In 2024, Elon Musk made a striking declaration: we have exhausted the majority of available data for training artificial intelligence (AI) models. This data scarcity, often called "peak data," is forcing the industry to explore new approaches. Among these, the generation of synthetic data by generative models is positioning itself as an essential solution. However, this evolution raises as many promises as concerns.
1. What is Synthetic Data?
Synthetic data is information artificially created by algorithms, without being directly collected from the real world. This data can be textual, visual, or even behavioral, and aims to extend AI model capabilities at lower cost and without privacy risks.
For example, a generative model can create images of car parts to train a recognition system without ever accessing real photos.
2. Why Focus on Synthetic Data?
A Response to Data Scarcity
According to Gartner, by 2024, 60% of data used for AI and analysis projects will be artificially generated. This trend is explained by several factors:
- The exhaustion of available human data: Model growth requires gigantic volumes of data, exceeding what we naturally produce.
- The high cost of real data: The example of startup Writer is telling - their model trained on synthetic data cost only $700,000, compared to $4.6 million for a comparable model using real data.

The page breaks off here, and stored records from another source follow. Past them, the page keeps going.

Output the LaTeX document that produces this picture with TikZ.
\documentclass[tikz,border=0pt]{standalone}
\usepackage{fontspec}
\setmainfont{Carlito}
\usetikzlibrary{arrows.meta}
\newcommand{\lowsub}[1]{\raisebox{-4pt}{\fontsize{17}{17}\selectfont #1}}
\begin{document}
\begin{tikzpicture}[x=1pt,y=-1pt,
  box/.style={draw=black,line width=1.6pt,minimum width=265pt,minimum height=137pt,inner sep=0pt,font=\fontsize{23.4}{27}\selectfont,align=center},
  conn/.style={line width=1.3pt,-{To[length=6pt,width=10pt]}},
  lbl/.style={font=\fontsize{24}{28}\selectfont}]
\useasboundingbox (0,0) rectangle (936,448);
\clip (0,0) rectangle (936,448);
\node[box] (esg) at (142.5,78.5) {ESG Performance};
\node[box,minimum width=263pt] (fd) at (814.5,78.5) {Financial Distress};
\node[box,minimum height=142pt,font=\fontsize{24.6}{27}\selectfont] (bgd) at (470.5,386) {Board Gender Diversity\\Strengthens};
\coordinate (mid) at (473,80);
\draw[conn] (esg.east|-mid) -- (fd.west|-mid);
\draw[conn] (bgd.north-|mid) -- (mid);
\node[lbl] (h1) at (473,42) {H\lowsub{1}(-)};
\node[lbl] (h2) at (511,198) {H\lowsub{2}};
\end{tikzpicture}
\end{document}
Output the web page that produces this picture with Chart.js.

- Privacy protection: Synthetic data eliminates the need to use sensitive personal data.
A Tool for Improving Performance
Synthetic data offers several significant advantages:
- Creation of balanced datasets to correct biases and better represent rare cases
- Training on complex scenarios that are difficult to observe in the real world
- A secure testing environment to validate systems before deployment
- Development acceleration by bypassing the lengthy process of real data collection
3. Risks Associated with Synthetic Data
Bias Amplification
If a generator model is biased, the data it produces will also be biased, exacerbating inequalities when this data is used to train other systems. This propagation of biases can create a vicious cycle that's difficult to break.
Incomplete Representation of Reality
Synthetic data may lack the variability and nuances present in the real world, leading to models that are less robust when facing unexpected situations or edge cases.
Privacy Risks
A poorly designed model could be vulnerable and "leak" real data, thus compromising user protection. This risk is particularly concerning in sensitive areas like healthcare or finance.
Malicious Applications
Synthetic data can be misused for ethically questionable objectives, such as creating deepfakes or circumventing security systems.
4. The "Mad Cow Theory" of AI
Producing data from models already trained on synthetic data can create a dangerous self-referential loop. This phenomenon, dubbed the "mad cow effect," risks:
- Limiting model creativity
- Introducing cumulative biases
- Reducing system quality and adaptability
- Creating a form of progressive model degeneration
5. An Alternative: The SingularityAI Approach
Facing these challenges, SingularityAI proposes an innovative approach. Instead of relying solely on synthetic data, we've developed a suite of intelligent tools that collect and analyze human-machine interactions:
- Chloe: A dynamic assistant improving organizational connectivity and decision-making
- Sam: An advanced search engine leveraging GenAI to quickly locate relevant information
- Eva: A virtual colleague optimizing project management and team coordination
- Vera: An automation tool for creating professional documents
- Blake: An interactive platform for team building and team engagement
- Nora: A personalized professional news aggregator
This approach enables:
- Creation of datasets based on real interactions
- Specialization of models for specific client needs
- Maintenance of balance between synthetic and real data
- Better representation of real use cases
6. Future Perspectives
Tomorrow's AI will likely evolve towards hybrid models, combining synthetic and human data. As Elon Musk highlighted, "The only way to complement real-world data is with synthetic data, which AI will create itself." This vision suggests a future where AI will self-evaluate and engage in autonomous learning processes.
New approaches, such as training AI on virtual simulations or adapted collection systems, will be necessary to overcome current limitations.
Conclusion
The generation of synthetic data represents a promising solution to the shortage of training data, but it's not without risks. Companies must adopt a balanced approach, potentially combining synthetic and real data, while maintaining high ethical standards.
The future of AI will depend on our ability to navigate between innovation and responsibility, ensuring that models continue to serve human interests while avoiding the pitfalls of self-referencing and qualitative degradation.